The prosecution team led by Special Counsel Jack Smith is pushing back against a federal judge’s proposed jury instructions that they argue could improperly favor Donald Trump‘s defense in his classified documents case.
In a filing this week, Smith warned Judge Aileen Cannon that her drafted instructions suggesting Trump may have had legal authority to deem presidential records as personal property risk could “distort the trial.”
The objection centers on Cannon’s March 18 proposal that jurors be told they can consider whether Trump properly designated the classified materials he took to Mar-a-Lago as his personal records under the Presidential Records Act (PRA).
Prosecutors have steadfastly maintained the law prevents presidents from unilaterally converting public records to personal property upon leaving office. They argue Aileen Cannon’s wording presents an “unstated and fundamentally flawed legal premise.”

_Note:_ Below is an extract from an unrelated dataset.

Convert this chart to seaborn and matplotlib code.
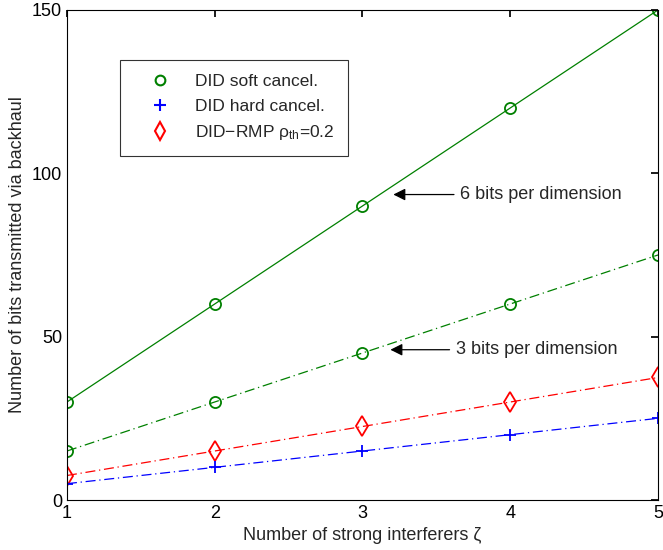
import matplotlib
matplotlib.use("Agg")
import matplotlib.pyplot as plt
from matplotlib.lines import Line2D
import seaborn as sns
import pandas as pd

zeta = [1, 2, 3, 4, 5]
soft_6bits = [30, 60, 90, 120, 150]
soft_3bits = [15, 30, 45, 60, 75]
rmp_3bits = [7.5, 15, 22.5, 30, 37.5]
hard_3bits = [5, 10, 15, 20, 25]
legend_labels = ["DID soft cancel.", "DID hard cancel.", "DID\u2212RMP ρ$_{\\rm th}$=0.2"]

sns.set_theme(style="white")
plt.rcParams['font.family'] = ['Liberation Sans', 'DejaVu Sans']
plt.rcParams['mathtext.fontset'] = 'custom'
plt.rcParams['mathtext.rm'] = 'Liberation Sans'
plt.rcParams['mathtext.it'] = 'Liberation Sans:italic'

fig = plt.figure(figsize=(6.63, 5.5), dpi=100)
ax = fig.add_axes([0.101, 0.0909, 0.8915, 0.891])

green = "#008000"
dashdot = (0, (8, 3, 1, 3))
series = [
    (soft_6bits, green, "-", "o", 8),
    (soft_3bits, green, dashdot, "o", 8),
    (rmp_3bits, "red", dashdot, "d", 10),
    (hard_3bits, "blue", dashdot, "+", 9),
]
for vals, col, ls, mk, ms in series:
    df = pd.DataFrame({"x": zeta, "y": vals})
    sns.lineplot(data=df, x="x", y="y", ax=ax, color=col, linestyle=ls, linewidth=0.9,
                 marker=mk, markersize=ms, markerfacecolor="none" if mk != "+" else col,
                 markeredgecolor=col, markeredgewidth=1.3, legend=False)

ax.set_xlim(1, 5)
ax.set_ylim(0, 150)
ax.set_xticks([1, 2, 3, 4, 5])
ax.set_yticks([0, 50, 100, 150])
ax.tick_params(direction="in", length=5, labelsize=13, colors="black", top=True, right=True)
for s in ax.spines.values():
    s.set_color("black")
    s.set_linewidth(0.8)
ax.set_xlabel("Number of strong interferers ζ", fontsize=13)
ax.set_ylabel("Number of bits transmitted via backhaul", fontsize=13)

handles = [
    Line2D([], [], color=green, marker="o", linestyle="none", markersize=7, markerfacecolor="none", markeredgewidth=1.5),
    Line2D([], [], color="blue", marker="+", linestyle="none", markersize=8, markeredgewidth=1.5),
    Line2D([], [], color="red", marker="d", linestyle="none", markersize=9, markerfacecolor="none", markeredgewidth=1.5),
]
leg = ax.legend(handles, legend_labels, loc="upper left", bbox_to_anchor=(0.09, 0.898),
                borderaxespad=0, fontsize=12.5, frameon=True, fancybox=False, edgecolor="black",
                handletextpad=0.5, borderpad=0.8, labelspacing=0.55, handlelength=3.0)
leg.get_frame().set_linewidth(0.8)

arrow = dict(arrowstyle="-|>", color="black", lw=0.9, mutation_scale=18)
ax.annotate("6 bits per dimension", xy=(3.19, 93.5), xytext=(3.66, 93.5),
            fontsize=13, va="center", arrowprops=arrow)
ax.annotate("3 bits per dimension", xy=(3.17, 46), xytext=(3.63, 46),
            fontsize=13, va="center", arrowprops=arrow)

fig.savefig("out.png", dpi=100)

For their part, Trump’s defense lawyers insisted Cannon has “correctly stated the law” by raising the PRA designation issue, which is central to the former president’s expected defense strategy.
The dueling positions set up a thorny pre-trial legal battle that could significantly impact the scope and framing of Trump’s upcoming trial scheduled for May, though that start date is likely to be postponed.
At its core, the dispute boils down to whether Aileen Cannon will allow Trump’s team to argue to jurors that he acted within his authority under the PRA by taking classified documents to Mar-a-Lago after leaving the White House in 2021.
Legal experts say adopting that view of the PRA would grant the president essentially unlimited power over declassifying and personal retention of materials intended for the National Archives.
While judges have discretion in crafting jury instructions, prosecutors worry Cannon’s draft language downplays the criminal allegations against Trump by validating the notion the documents could belong to him personally.
Both sides will continue filing briefs before Cannon issues final jury instructions ahead of the hotly anticipated trial over the mishandling of America’s national security secrets. But her initial proposal appears favorable to Trump’s defense – setting up a brewing legal showdown.